I’m ok with incremental improvements if they come out at a more frequent pace. I’m ok with blockbuster releases that take longer, too, even if real life sometimes interferes with grandiose plans.

I’m also guessing that testing and quality control is pretty complicated and time/resource intensive for a system with so many interconnected moving parts, interfaces and external partners. In that case, bigger, less frequent releases would be more cost effective.

Anyway, the op has a pretty good analysis of the market and roon’s niche in it and what their exit strategy could/might be. Personally, I hope it’s to milk the cash cow and not sell it. Either way I’m paid up for another year and will enjoy using roon while I wait to see what happens next.

We’ve had a barrage of new whilst the old has been left unpolished. I’d like to see the stuff that’s there today work properly - there’s no point in continually adding unpolished capabilities - from a user perspective it’s fun for a bit then frustration sets in, especially when things don’t work as they should.

2 Likes

In my case: both if I’m correctly interpreting what you wrote.
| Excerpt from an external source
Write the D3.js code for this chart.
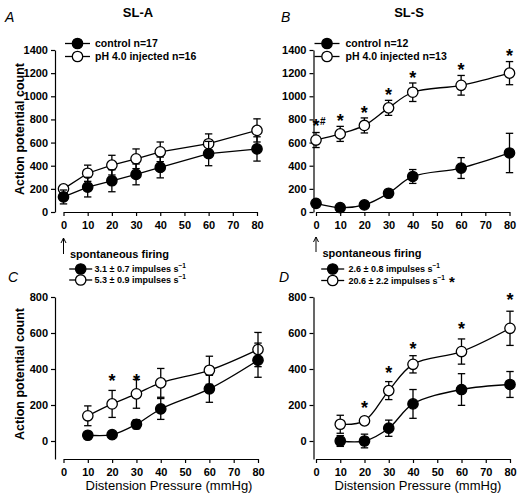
<!DOCTYPE html>
<html>
<head>
<meta charset="utf-8">
<script src="https://cdn.jsdelivr.net/npm/d3@7/dist/d3.min.js"></script>
<style>
  html, body { margin: 0; padding: 0; background: #fff; }
  svg { display: block; }
  text { font-family: "Liberation Sans", Arial, Helvetica, sans-serif; fill: #000; }
</style>
</head>
<body>
<svg id="chart" width="529" height="502"></svg>
<script>
// ---------------- DATA ----------------
const pressuresAB = [0, 10, 20, 30, 40, 60, 80];
const pressuresCD = [10, 20, 30, 40, 60, 80];
const xTickValues = [0, 10, 20, 30, 40, 50, 60, 70, 80];
const yTicksAB = [0, 200, 400, 600, 800, 1000, 1200, 1400];
const yTicksCD = [0, 200, 400, 600, 800];

// Panel A: SL-A, action potential count
const slaControlMean = [130, 215, 270, 325, 385, 505, 545];
const slaControlSem  = [60, 85, 95, 90, 90, 105, 105];
const slaPhMean      = [200, 335, 405, 460, 520, 590, 705];
const slaPhSem       = [25, 70, 85, 85, 85, 85, 100];

// Panel B: SL-S
const slsControlMean = [75, 38, 61, 162, 307, 380, 510];
const slsControlSem  = [15, 10, 12, 20, 60, 90, 170];
const slsPhMean      = [622, 675, 748, 900, 1035, 1095, 1200];
const slsPhSem       = [65, 65, 65, 65, 80, 85, 100];
const slsStarX       = [0, 10, 20, 30, 40, 60, 80];
const slsStarY       = [779, 822, 898, 1054, 1201, 1270, 1385];
const slsStarLabel   = ["*#", "*", "*", "*", "*", "*", "*"];

// Panel C: SL-A (spontaneous-firing subtracted)
const slaCControlMean = [32, 35, 93, 178, 290, 449];
const slaCControlSem  = [10, 10, 25, 58, 75, 95];
const slaCPhMean      = [140, 206, 262, 323, 393, 508];
const slaCPhSem       = [55, 75, 80, 80, 78, 95];
const slaCStarX       = [20, 30];
const slaCStarY       = [360, 360];

// Panel D: SL-S (spontaneous-firing subtracted)
const slsDControlMean = [0, 0, 71, 206, 286, 314];
const slsDControlSem  = [30, 38, 45, 80, 88, 72];
const slsDPhMean      = [93, 112, 280, 426, 497, 626];
const slsDPhSem       = [50, 20, 50, 48, 70, 95];
const slsDStarX       = [20, 30, 40, 60, 80];
const slsDStarY       = [208, 403, 537, 648, 806];

// Text
const panelTitles = ["SL-A", "SL-S"];
const panelLetters = ["A", "B", "C", "D"];
const legendAB_A = ["control n=17", "pH 4.0 injected n=16"];
const legendAB_B = ["control n=12", "pH 4.0 injected n=13"];
const spontTitle = "spontaneous firing";
const legendC = ["3.1 \u00b1 0.7 impulses s", "5.3 \u00b1 0.9 impulses s"];
const legendD = ["2.6 \u00b1 0.8 impulses s", "20.6 \u00b1 2.2 impulses s"];
const yTitle = "Action potential count";
const xTitle = "Distension Pressure (mmHg)";

// ---------------- DRAW ----------------
const svg = d3.select("#chart");
svg.append("rect").attr("width", 529).attr("height", 502).attr("fill", "#fff");

const STROKE = 1.3;
const R = 5.2;
const STAR_FS = 18;

function drawPanel(cfg) {
  const g = svg.append("g");
  const x = d3.scaleLinear().domain([0, 80]).range([cfg.xl, cfg.xr]);
  const y = d3.scaleLinear().domain(cfg.yDomain).range([cfg.yb, cfg.yt]);

  // Axes
  const ya = g.append("g").attr("transform", `translate(${cfg.yAxisX},0)`)
    .call(d3.axisLeft(y).tickValues(cfg.yTicks).tickFormat(d3.format("d"))
      .tickSize(4).tickPadding(3).tickSizeOuter(0));
  const xa = g.append("g").attr("transform", `translate(0,${cfg.yb})`)
    .call(d3.axisBottom(x).tickValues(xTickValues).tickFormat(d3.format("d"))
      .tickSize(4).tickPadding(5).tickSizeOuter(0));
  [ya, xa].forEach(a => {
    a.selectAll("path, line").attr("stroke", "#000").attr("stroke-width", 1.2);
    a.selectAll("text").attr("font-size", 11).attr("font-weight", "bold")
      .attr("font-family", '"Liberation Sans", Arial, sans-serif');
  });

  const curve = cfg.smooth ? d3.curveCatmullRom.alpha(0.5) : d3.curveLinear;
  const series = cfg.series;

  // lines
  series.forEach(s => {
    const pts = s.xs.map((v, i) => [v, s.mean[i]]);
    g.append("path")
      .attr("d", d3.line().x(d => x(d[0])).y(d => y(d[1])).curve(curve)(pts))
      .attr("fill", "none").attr("stroke", "#000").attr("stroke-width", STROKE);
  });
  // error bars + markers (pH first so control sits on top)
  series.forEach(s => {
    const eb = g.append("g");
    s.xs.forEach((v, i) => {
      const cx = x(v), top = y(s.mean[i] + s.sem[i]), bot = y(s.mean[i] - s.sem[i]);
      eb.append("line").attr("x1", cx).attr("x2", cx).attr("y1", top).attr("y2", bot)
        .attr("stroke", "#000").attr("stroke-width", STROKE);
      [top, bot].forEach(yy => eb.append("line")
        .attr("x1", cx - 3.7).attr("x2", cx + 3.7).attr("y1", yy).attr("y2", yy)
        .attr("stroke", "#000").attr("stroke-width", STROKE));
    });
    g.append("g").selectAll("circle").data(s.xs.map((v, i) => [v, s.mean[i]])).join("circle")
      .attr("cx", d => x(d[0])).attr("cy", d => y(d[1])).attr("r", R)
      .attr("fill", s.filled ? "#000" : "#fff").attr("stroke", "#000").attr("stroke-width", STROKE);
  });

  // stars
  if (cfg.starX) {
    cfg.starX.forEach((v, i) => {
      const lab = cfg.starLabel ? cfg.starLabel[i] : "*";
      const cy = y(cfg.starY[i]);
      g.append("text").attr("x", x(v)).attr("y", cy + STAR_FS * 0.585)
        .attr("text-anchor", "middle").attr("font-size", STAR_FS).attr("font-weight", "bold").text("*");
      if (lab === "*#") {
        g.append("text").attr("x", x(v) + 4).attr("y", cy + 3.6)
          .attr("font-size", 10).attr("font-weight", "bold").text("#");
      }
    });
  }

  // arrow at x = 0 (panels A, B)
  if (cfg.arrow) {
    const ax = x(0);
    g.append("path")
      .attr("d", `M${ax},${cfg.arrow[1]} L${ax},${cfg.arrow[0]} M${ax - 2.5},${cfg.arrow[0] + 5} L${ax},${cfg.arrow[0]} L${ax + 2.5},${cfg.arrow[0] + 5}`)
      .attr("fill", "none").attr("stroke", "#000").attr("stroke-width", 1);
  }
  return { x, y };
}

// Panel A
drawPanel({
  xl: 63.5, xr: 257, yAxisX: 55, yb: 212, yt: 50, yDomain: [0, 1400], yTicks: yTicksAB,
  smooth: false, arrow: [238, 254],
  series: [
    { xs: pressuresAB, mean: slaPhMean, sem: slaPhSem, filled: false },
    { xs: pressuresAB, mean: slaControlMean, sem: slaControlSem, filled: true }
  ]
});
// Panel B
drawPanel({
  xl: 316, xr: 509.5, yAxisX: 313.5, yb: 212, yt: 50, yDomain: [0, 1400], yTicks: yTicksAB,
  smooth: true, arrow: [237, 252],
  starX: slsStarX, starY: slsStarY, starLabel: slsStarLabel,
  series: [
    { xs: pressuresAB, mean: slsPhMean, sem: slsPhSem, filled: false },
    { xs: pressuresAB, mean: slsControlMean, sem: slsControlSem, filled: true }
  ]
});
// Panel C
drawPanel({
  xl: 63.5, xr: 258, yAxisX: 55, yb: 459, yt: 297, yDomain: [-100, 800], yTicks: yTicksCD,
  smooth: true, starX: slaCStarX, starY: slaCStarY,
  series: [
    { xs: pressuresCD, mean: slaCPhMean, sem: slaCPhSem, filled: false },
    { xs: pressuresCD, mean: slaCControlMean, sem: slaCControlSem, filled: true }
  ]
});
// Panel D
drawPanel({
  xl: 316, xr: 510, yAxisX: 313.5, yb: 459, yt: 297, yDomain: [-100, 800], yTicks: yTicksCD,
  smooth: true, starX: slsDStarX, starY: slsDStarY,
  series: [
    { xs: pressuresCD, mean: slsDPhMean, sem: slsDPhSem, filled: false },
    { xs: pressuresCD, mean: slsDControlMean, sem: slsDControlSem, filled: true }
  ]
});

// Titles
svg.append("text").attr("x", 138).attr("y", 17).attr("text-anchor", "middle")
  .attr("font-size", 13).attr("font-weight", "bold").text(panelTitles[0]);
svg.append("text").attr("x", 409).attr("y", 17).attr("text-anchor", "middle")
  .attr("font-size", 13).attr("font-weight", "bold").text(panelTitles[1]);

// Panel letters
[[5, 22], [281, 22], [8, 282], [279, 282]].forEach((p, i) => {
  svg.append("text").attr("x", p[0]).attr("y", p[1]).attr("font-size", 14)
    .attr("font-style", "italic").text(panelLetters[i]);
});

// Y titles
[129, 374].forEach(cy => {
  svg.append("text").attr("transform", `translate(23.5,${cy}) rotate(-90)`)
    .attr("text-anchor", "middle").attr("font-size", 12.5).attr("font-weight", "bold").text(yTitle);
});
// X titles
[[169, 490], [418, 490]].forEach(p => {
  svg.append("text").attr("x", p[0]).attr("y", p[1]).attr("text-anchor", "middle")
    .attr("font-size", 13).text(xTitle);
});

// Legends for A, B
function legendRow(cx, cy, filled, label, tx, fs, half) {
  svg.append("line").attr("x1", cx - half).attr("x2", cx + half).attr("y1", cy).attr("y2", cy)
    .attr("stroke", "#000").attr("stroke-width", STROKE);
  svg.append("circle").attr("cx", cx).attr("cy", cy).attr("r", R)
    .attr("fill", filled ? "#000" : "#fff").attr("stroke", "#000").attr("stroke-width", STROKE);
  return svg.append("text").attr("x", tx).attr("y", cy + fs * 0.36)
    .attr("font-size", fs).attr("font-weight", "bold").text(label);
}
legendRow(77.5, 43.5, true, legendAB_A[0], 95, 10.5, 12.5);
legendRow(77.5, 56.5, false, legendAB_A[1], 95, 10.5, 12.5);
legendRow(327, 43.5, true, legendAB_B[0], 345.5, 10.5, 12.5);
legendRow(327, 56.5, false, legendAB_B[1], 345.5, 10.5, 12.5);

// Legends for C, D
svg.append("text").attr("x", 70).attr("y", 258).attr("font-size", 11).attr("font-weight", "bold").text(spontTitle);
svg.append("text").attr("x", 322.5).attr("y", 256.5).attr("font-size", 11).attr("font-weight", "bold").text(spontTitle);
function sup(t) {
  t.append("tspan").attr("font-size", 6.5).attr("dy", -4).text("\u22121");
}
[[80.7, 269, true, legendC[0]], [80.7, 280, false, legendC[1]]].forEach(r => {
  const t = legendRow(r[0], r[1], r[2], r[3], 94.5, 9, 11.5); sup(t);
});
[[332.7, 269, true, legendD[0]], [332.7, 280.5, false, legendD[1]]].forEach((r, i) => {
  const t = legendRow(r[0], r[1], r[2], r[3], 348.5, 9, 11.5); sup(t);
  if (i === 1) t.append("tspan").attr("font-size", 15).attr("dy", 7).text(" *");
});
</script>
</body>
</html>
See the “basic usabilty” thread @James_I referred to in the starting post. One of the things that emerge from that thread is that there are a LOT of niggles and the general “coping mechanism” that emerges is avoidance of functionality.

So Roon makes big statements every time a new version comes out. As a result there’s usually a big hubbub on the forum about the changes for better or worse. And Roon seems to be hell bent on adding some new functionality to every new release.

Usually this upsets quite a good number of users.

But… All the excitement, frustration, celebration, disappointment and what have you stays indoors.

Roons main website hasn’t changed in years. I don’t see articles appearing on new version, not even the generic press release pieces like “AppalinSound announces it’ new range of DACs with built in toasters”.

So that begs the question of where Roon wants to place itself in the market.